### YOUR TASK
Word for word, extract the first line of the records below and each line after it, up to and including the line with "const yDomain = [2.93, 3.10];". Pictures are left out.

### EXERCISE DATA
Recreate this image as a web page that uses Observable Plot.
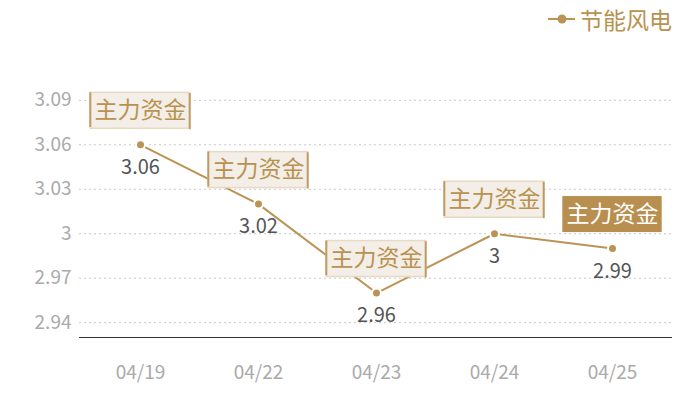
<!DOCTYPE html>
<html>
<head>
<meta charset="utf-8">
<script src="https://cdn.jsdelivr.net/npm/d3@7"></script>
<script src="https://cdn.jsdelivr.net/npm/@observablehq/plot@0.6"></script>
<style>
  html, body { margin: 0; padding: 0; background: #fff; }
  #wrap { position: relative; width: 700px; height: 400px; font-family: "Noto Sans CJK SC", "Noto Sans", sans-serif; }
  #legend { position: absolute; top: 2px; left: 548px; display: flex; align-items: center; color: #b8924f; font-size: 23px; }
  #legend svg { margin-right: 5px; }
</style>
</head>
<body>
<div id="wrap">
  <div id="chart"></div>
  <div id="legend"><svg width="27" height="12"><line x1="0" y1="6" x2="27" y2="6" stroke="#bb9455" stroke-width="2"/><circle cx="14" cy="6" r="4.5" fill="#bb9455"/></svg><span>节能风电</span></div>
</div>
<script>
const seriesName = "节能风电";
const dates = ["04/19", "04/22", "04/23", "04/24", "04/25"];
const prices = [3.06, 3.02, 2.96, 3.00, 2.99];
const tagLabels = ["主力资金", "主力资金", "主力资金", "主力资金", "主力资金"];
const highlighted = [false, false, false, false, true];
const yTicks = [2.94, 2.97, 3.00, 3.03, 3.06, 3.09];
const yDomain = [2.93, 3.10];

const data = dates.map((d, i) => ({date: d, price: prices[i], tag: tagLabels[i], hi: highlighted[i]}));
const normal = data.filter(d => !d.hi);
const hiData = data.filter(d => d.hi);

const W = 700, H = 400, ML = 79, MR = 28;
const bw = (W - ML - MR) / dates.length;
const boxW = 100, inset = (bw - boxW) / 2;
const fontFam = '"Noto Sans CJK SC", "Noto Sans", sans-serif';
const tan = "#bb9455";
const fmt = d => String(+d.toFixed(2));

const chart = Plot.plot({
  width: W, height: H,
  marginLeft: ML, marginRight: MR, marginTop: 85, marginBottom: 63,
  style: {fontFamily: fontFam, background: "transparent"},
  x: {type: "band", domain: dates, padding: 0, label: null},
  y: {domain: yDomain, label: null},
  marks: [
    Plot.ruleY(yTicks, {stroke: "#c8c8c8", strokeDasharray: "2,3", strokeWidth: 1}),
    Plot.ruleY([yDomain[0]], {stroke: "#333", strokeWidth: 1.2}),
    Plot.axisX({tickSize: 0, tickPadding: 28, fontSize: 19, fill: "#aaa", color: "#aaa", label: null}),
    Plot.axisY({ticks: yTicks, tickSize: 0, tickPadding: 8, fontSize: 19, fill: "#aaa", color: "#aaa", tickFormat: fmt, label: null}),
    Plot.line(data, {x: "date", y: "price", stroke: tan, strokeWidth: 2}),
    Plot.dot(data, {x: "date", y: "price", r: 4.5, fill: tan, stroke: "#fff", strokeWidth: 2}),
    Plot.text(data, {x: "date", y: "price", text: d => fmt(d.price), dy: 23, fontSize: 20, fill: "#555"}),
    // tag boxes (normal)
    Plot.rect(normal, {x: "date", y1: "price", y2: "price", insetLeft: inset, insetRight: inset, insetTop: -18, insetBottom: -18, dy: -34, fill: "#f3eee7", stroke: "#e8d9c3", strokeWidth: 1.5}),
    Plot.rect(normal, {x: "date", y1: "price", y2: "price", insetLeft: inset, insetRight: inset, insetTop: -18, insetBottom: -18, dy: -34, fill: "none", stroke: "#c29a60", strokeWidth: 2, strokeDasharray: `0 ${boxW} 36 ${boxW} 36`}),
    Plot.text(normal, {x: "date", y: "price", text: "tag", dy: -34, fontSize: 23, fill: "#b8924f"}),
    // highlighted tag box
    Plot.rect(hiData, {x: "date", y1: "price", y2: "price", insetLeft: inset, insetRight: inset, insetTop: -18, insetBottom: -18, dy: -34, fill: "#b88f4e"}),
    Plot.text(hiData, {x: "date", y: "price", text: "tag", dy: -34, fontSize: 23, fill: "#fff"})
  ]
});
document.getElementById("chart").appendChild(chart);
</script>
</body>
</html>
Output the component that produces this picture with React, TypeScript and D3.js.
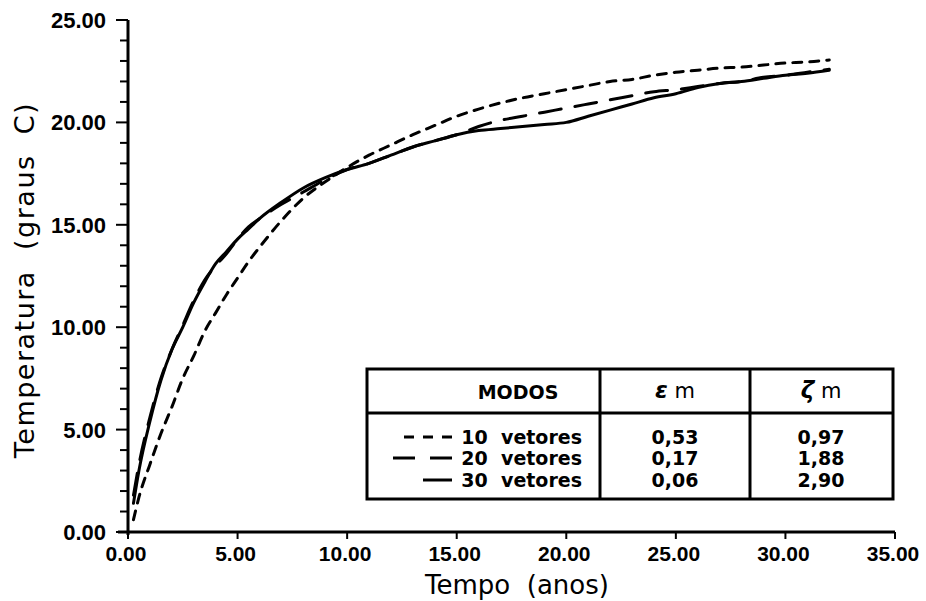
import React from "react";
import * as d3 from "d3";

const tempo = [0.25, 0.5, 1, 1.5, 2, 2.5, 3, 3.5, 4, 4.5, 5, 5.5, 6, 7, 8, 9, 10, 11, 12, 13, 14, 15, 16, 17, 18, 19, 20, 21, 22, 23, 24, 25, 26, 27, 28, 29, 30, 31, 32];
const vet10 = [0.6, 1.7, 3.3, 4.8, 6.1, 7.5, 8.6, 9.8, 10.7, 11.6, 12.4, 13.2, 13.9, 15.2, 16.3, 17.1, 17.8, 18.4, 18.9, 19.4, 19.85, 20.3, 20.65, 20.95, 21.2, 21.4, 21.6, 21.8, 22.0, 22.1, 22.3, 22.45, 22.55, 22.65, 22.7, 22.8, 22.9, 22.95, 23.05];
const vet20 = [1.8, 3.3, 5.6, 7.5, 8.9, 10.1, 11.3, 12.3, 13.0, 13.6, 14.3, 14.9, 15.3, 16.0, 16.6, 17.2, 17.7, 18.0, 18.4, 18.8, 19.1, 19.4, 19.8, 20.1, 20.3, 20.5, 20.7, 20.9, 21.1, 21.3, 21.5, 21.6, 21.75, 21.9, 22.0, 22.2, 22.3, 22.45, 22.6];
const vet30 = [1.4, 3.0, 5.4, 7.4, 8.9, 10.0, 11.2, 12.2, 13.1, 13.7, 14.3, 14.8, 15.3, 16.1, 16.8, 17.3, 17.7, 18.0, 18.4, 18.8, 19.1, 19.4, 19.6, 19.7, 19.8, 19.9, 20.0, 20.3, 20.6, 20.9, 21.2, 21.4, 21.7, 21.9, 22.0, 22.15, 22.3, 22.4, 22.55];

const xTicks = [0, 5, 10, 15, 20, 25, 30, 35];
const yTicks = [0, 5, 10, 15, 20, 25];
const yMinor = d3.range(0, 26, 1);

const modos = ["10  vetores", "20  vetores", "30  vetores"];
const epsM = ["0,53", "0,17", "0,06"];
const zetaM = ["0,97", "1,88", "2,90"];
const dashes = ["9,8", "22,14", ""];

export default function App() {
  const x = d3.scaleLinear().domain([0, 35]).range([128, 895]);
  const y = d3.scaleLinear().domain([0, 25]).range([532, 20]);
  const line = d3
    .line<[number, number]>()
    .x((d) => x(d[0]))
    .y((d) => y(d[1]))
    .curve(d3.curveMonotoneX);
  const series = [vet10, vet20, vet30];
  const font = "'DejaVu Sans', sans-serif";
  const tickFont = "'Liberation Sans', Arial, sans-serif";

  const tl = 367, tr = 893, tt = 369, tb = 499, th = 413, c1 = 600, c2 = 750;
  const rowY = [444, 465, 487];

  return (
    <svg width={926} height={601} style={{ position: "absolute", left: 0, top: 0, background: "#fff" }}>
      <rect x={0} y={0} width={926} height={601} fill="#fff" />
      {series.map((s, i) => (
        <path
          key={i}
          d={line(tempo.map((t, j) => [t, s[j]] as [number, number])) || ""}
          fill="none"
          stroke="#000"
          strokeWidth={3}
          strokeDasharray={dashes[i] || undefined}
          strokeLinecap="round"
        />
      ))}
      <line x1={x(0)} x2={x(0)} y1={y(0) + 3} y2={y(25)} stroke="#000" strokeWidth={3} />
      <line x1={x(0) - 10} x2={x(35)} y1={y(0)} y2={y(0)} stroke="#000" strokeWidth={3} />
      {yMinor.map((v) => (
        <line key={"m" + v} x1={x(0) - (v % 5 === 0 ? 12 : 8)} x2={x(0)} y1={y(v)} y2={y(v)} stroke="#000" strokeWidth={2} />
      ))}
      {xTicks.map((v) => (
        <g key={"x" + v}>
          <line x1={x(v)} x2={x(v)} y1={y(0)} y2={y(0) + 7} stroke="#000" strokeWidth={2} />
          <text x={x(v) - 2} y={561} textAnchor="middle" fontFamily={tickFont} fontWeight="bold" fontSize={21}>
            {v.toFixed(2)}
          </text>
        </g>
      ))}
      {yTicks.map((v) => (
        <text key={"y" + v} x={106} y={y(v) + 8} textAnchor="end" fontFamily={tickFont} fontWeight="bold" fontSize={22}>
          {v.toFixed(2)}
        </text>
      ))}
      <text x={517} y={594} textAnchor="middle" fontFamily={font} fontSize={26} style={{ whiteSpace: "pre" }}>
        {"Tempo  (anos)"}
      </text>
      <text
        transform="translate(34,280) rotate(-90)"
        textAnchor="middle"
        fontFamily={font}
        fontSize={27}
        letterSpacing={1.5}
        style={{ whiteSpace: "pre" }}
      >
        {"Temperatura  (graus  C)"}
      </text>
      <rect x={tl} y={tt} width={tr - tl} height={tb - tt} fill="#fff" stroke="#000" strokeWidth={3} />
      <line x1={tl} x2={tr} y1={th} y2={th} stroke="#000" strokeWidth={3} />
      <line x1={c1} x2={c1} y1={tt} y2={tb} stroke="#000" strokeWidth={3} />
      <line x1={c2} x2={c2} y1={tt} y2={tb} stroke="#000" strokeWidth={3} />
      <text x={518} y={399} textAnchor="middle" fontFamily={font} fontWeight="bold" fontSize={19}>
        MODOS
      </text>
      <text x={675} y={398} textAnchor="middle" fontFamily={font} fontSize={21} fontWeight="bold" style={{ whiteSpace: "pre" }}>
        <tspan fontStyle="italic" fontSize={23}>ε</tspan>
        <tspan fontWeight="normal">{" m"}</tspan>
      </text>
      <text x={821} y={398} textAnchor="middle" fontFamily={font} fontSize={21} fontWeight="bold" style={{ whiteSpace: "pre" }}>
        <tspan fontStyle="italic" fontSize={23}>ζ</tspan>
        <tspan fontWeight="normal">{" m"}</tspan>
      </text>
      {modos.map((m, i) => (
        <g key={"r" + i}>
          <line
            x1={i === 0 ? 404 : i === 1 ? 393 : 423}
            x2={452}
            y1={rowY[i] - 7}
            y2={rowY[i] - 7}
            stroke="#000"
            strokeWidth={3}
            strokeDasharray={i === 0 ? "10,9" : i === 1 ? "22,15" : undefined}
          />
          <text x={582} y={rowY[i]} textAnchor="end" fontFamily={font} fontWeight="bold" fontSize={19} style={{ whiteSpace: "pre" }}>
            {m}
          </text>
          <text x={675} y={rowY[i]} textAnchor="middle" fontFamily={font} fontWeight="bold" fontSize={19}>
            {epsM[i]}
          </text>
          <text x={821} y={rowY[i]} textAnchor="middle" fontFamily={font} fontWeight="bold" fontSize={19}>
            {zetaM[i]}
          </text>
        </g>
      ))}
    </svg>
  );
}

### SOLUTION BELOW
Recreate this image as a web page that uses Observable Plot.
<!DOCTYPE html>
<html>
<head>
<meta charset="utf-8">
<script src="https://cdn.jsdelivr.net/npm/d3@7"></script>
<script src="https://cdn.jsdelivr.net/npm/@observablehq/plot@0.6"></script>
<style>
  html, body { margin: 0; padding: 0; background: #fff; }
  #wrap { position: relative; width: 700px; height: 400px; font-family: "Noto Sans CJK SC", "Noto Sans", sans-serif; }
  #legend { position: absolute; top: 2px; left: 548px; display: flex; align-items: center; color: #b8924f; font-size: 23px; }
  #legend svg { margin-right: 5px; }
</style>
</head>
<body>
<div id="wrap">
  <div id="chart"></div>
  <div id="legend"><svg width="27" height="12"><line x1="0" y1="6" x2="27" y2="6" stroke="#bb9455" stroke-width="2"/><circle cx="14" cy="6" r="4.5" fill="#bb9455"/></svg><span>节能风电</span></div>
</div>
<script>
const seriesName = "节能风电";
const dates = ["04/19", "04/22", "04/23", "04/24", "04/25"];
const prices = [3.06, 3.02, 2.96, 3.00, 2.99];
const tagLabels = ["主力资金", "主力资金", "主力资金", "主力资金", "主力资金"];
const highlighted = [false, false, false, false, true];
const yTicks = [2.94, 2.97, 3.00, 3.03, 3.06, 3.09];
const yDomain = [2.93, 3.10];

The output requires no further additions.